* [Instructions to follow]
Copy out each line of the material in which the word "this" appears.
+++++
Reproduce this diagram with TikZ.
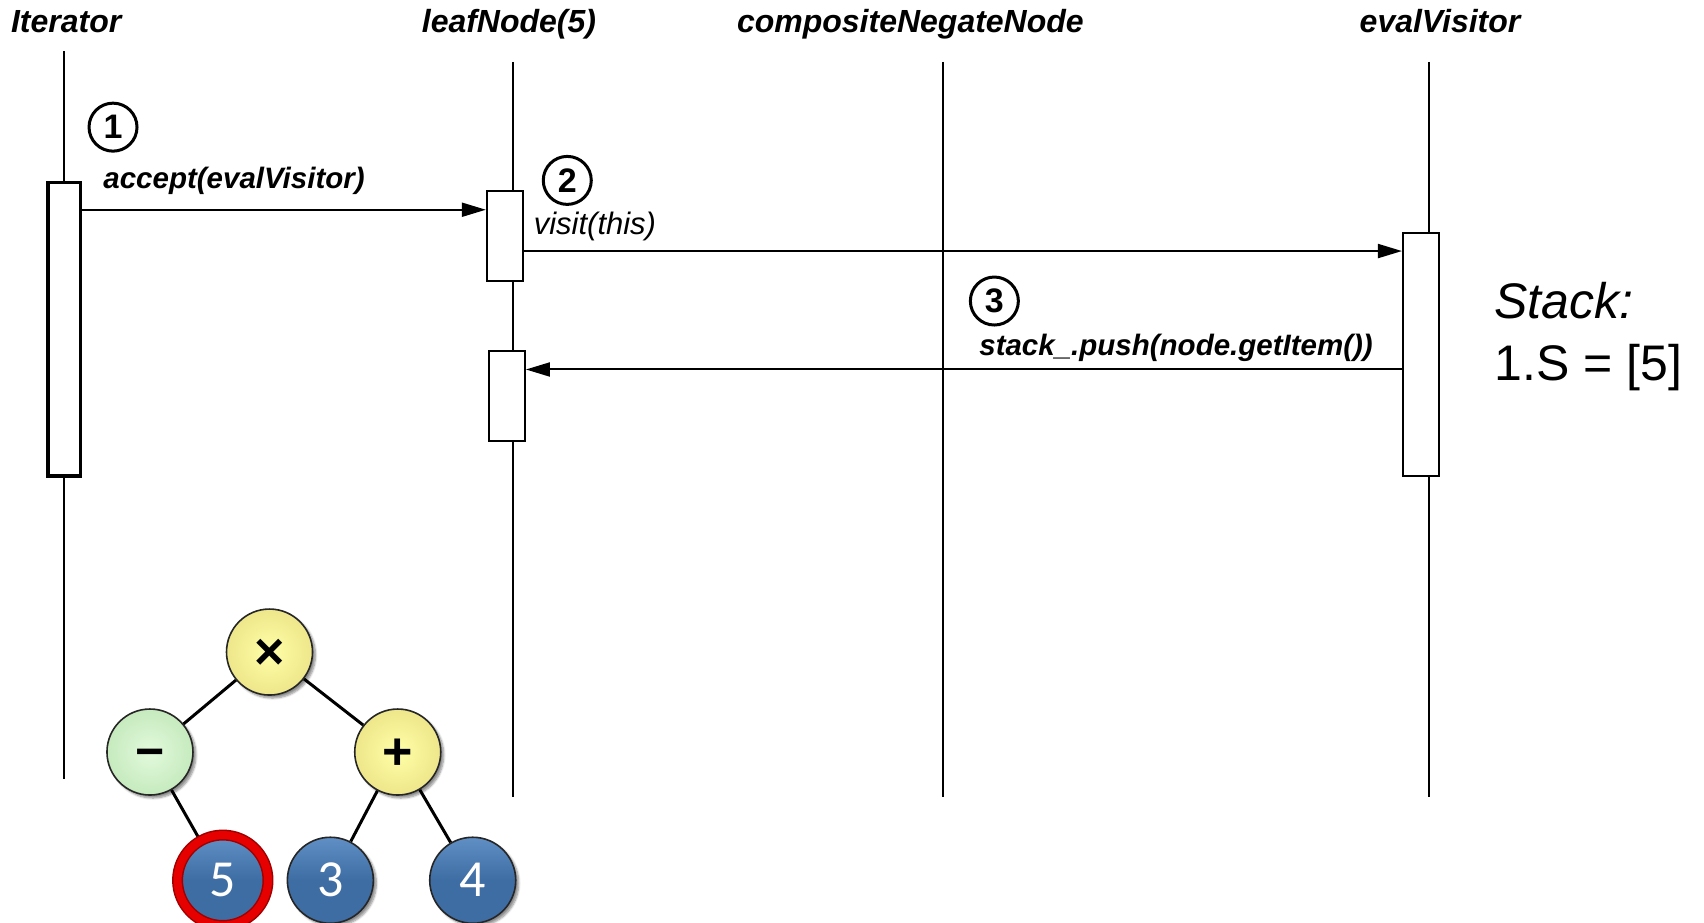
\documentclass[tikz,border=0pt]{standalone}
\usepackage{fontspec}
\setmainfont{Liberation Sans}
\newfontfamily\digitfont{Carlito}
\usetikzlibrary{arrows.meta,shadows.blur}

\definecolor{opyellow}{HTML}{FFFFA8}
\definecolor{opyellowedge}{HTML}{EEE68A}
\definecolor{opgreen}{HTML}{E2FADC}
\definecolor{opgreenedge}{HTML}{C6EABE}
\definecolor{leafblue}{HTML}{3E6DA3}
\definecolor{leafbluetop}{HTML}{5F8FC4}
\definecolor{ringred}{HTML}{E60000}
\definecolor{ringdark}{HTML}{A00000}

\begin{document}
\begin{tikzpicture}[x=1.0867pt,y=-1.0867pt,
  title/.style={anchor=base west, inner sep=0pt,
    font=\fontsize{32}{36}\selectfont\bfseries\itshape},
  lifeline/.style={line width=1.9pt},
  actbox/.style={draw, fill=white, line width=2pt, inner sep=0pt,
    minimum width=35.9pt},
  msg/.style={line width=2pt, -{Triangle[length=24pt,width=14pt]}},
  msglabel/.style={anchor=base west, inner sep=0pt,
    font=\fontsize{29.5}{32}\selectfont\bfseries\itshape},
  stepnum/.style={circle, draw, line width=3pt, minimum size=48pt,
    inner sep=0pt, font=\fontsize{34}{34}\selectfont\bfseries},
  treenode/.style={circle, draw=black!85, line width=1.6pt, minimum size=86pt,
    inner sep=0pt,
    blur shadow={shadow xshift=3pt, shadow yshift=-3pt,
      shadow blur steps=6, shadow opacity=45}},
  opnode/.style={treenode, shading=radial, inner color=opyellow,
    outer color=opyellowedge, text height=35pt, text depth=0pt,
    font=\fontsize{52}{52}\selectfont\bfseries},
  negnode/.style={treenode, shading=radial, inner color=opgreen,
    outer color=opgreenedge, text height=33pt, text depth=0pt,
    font=\fontsize{50}{50}\selectfont\bfseries},
  leafnode/.style={treenode, top color=leafbluetop, bottom color=leafblue,
    middle color=leafblue, text=white, font=\digitfont\fontsize{52}{52}\selectfont},
  treeedge/.style={line width=3pt},
]
\useasboundingbox (0,0) rectangle (1568,849);

% object titles
\node[title] (tIt)   at (10,30)   {Iterator};
\node[title] (tLeaf) at (388,30)  {leafNode(5)};
\node[title] (tComp) at (678,30)  {compositeNegateNode};
\node[title] (tEval) at (1251,30) {evalVisitor};

% lifelines
\coordinate (itTop)   at (59,47);   \coordinate (itBot)   at (59,717);
\coordinate (leafTop) at (472,57);  \coordinate (leafBot) at (472,733);
\coordinate (compTop) at (868,57);  \coordinate (compBot) at (868,733);
\coordinate (evTop)   at (1315,57); \coordinate (evBot)   at (1315,733);
\draw[lifeline, line width=2.6pt] (itTop) -- (itBot);
\draw[lifeline] (leafTop) -- (leafBot);
\draw[lifeline] (compTop) -- (compBot);
\draw[lifeline] (evTop) -- (evBot);

% activation bars
\node[actbox, line width=3.4pt, minimum width=32.6pt, minimum height=293.4pt]
  (itBox) at (59,303) {};
\node[actbox, minimum height=90.2pt] (leafBoxA) at (464.5,217.5) {};
\node[actbox, minimum height=90.2pt] (leafBoxB) at (466.5,364.5) {};
\node[actbox, minimum height=243.4pt] (evBox) at (1307.5,326) {};

% message levels
\coordinate (yAccept) at (0,193);
\coordinate (yVisit)  at (0,231);
\coordinate (yPush)   at (0,340);

% messages
\draw[msg] (itBox.east |- yAccept) -- (leafBoxA.west |- yAccept);
\draw[msg] (leafBoxA.east |- yVisit) -- (evBox.west |- yVisit);
\draw[msg] (evBox.west |- yPush) -- (leafBoxB.east |- yPush);

% message labels
\node[msglabel] (lAccept) at (95,173) {accept(evalVisitor)};
\node[msglabel, font=\fontsize{31}{33}\selectfont\itshape] (lVisit) at (491,216) {visit(this)};
\node[msglabel] (lPush) at (901,327) {stack\_.push(node.getItem())};

% step numbers
\node[stepnum] (s1) at (104,117) {1};
\node[stepnum] (s2) at (522,166) {2};
\node[stepnum] (s3) at (915,277) {3};

% stack state
\node[anchor=base west, inner sep=0pt, font=\fontsize{50}{52}\selectfont\itshape]
  (stackHead) at (1375,293) {Stack:};
\node[anchor=base west, inner sep=0pt, font=\fontsize{50}{52}\selectfont]
  (stackRow) at (1375,350) {1.S = [5]};

% expression tree
\node[opnode]   (mul)  at (248,600) {×};
\node[negnode]  (neg)  at (138,692) {−};
\node[opnode]   (plus) at (366,692) {+};
\node[leafnode] (n5)   at (205,810) {5};
\node[leafnode] (n3)   at (304,810) {3};
\node[leafnode] (n4)   at (435,810) {4};

\draw[treeedge] (mul) -- (neg);
\draw[treeedge] (mul) -- (plus);
\draw[treeedge] (neg) -- (n5);
\draw[treeedge] (plus) -- (n3);
\draw[treeedge] (plus) -- (n4);

% highlight ring on the current leaf
\draw[ringdark, line width=11pt] (n5.center) circle[radius=41.6];
\draw[ringred, line width=8pt] (n5.center) circle[radius=41.6];
\end{tikzpicture}
\end{document}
+++++
* [Solution to the exercise]
Reproduce this diagram with TikZ.
\node[msglabel, font=\fontsize{31}{33}\selectfont\itshape] (lVisit) at (491,216) {visit(this)};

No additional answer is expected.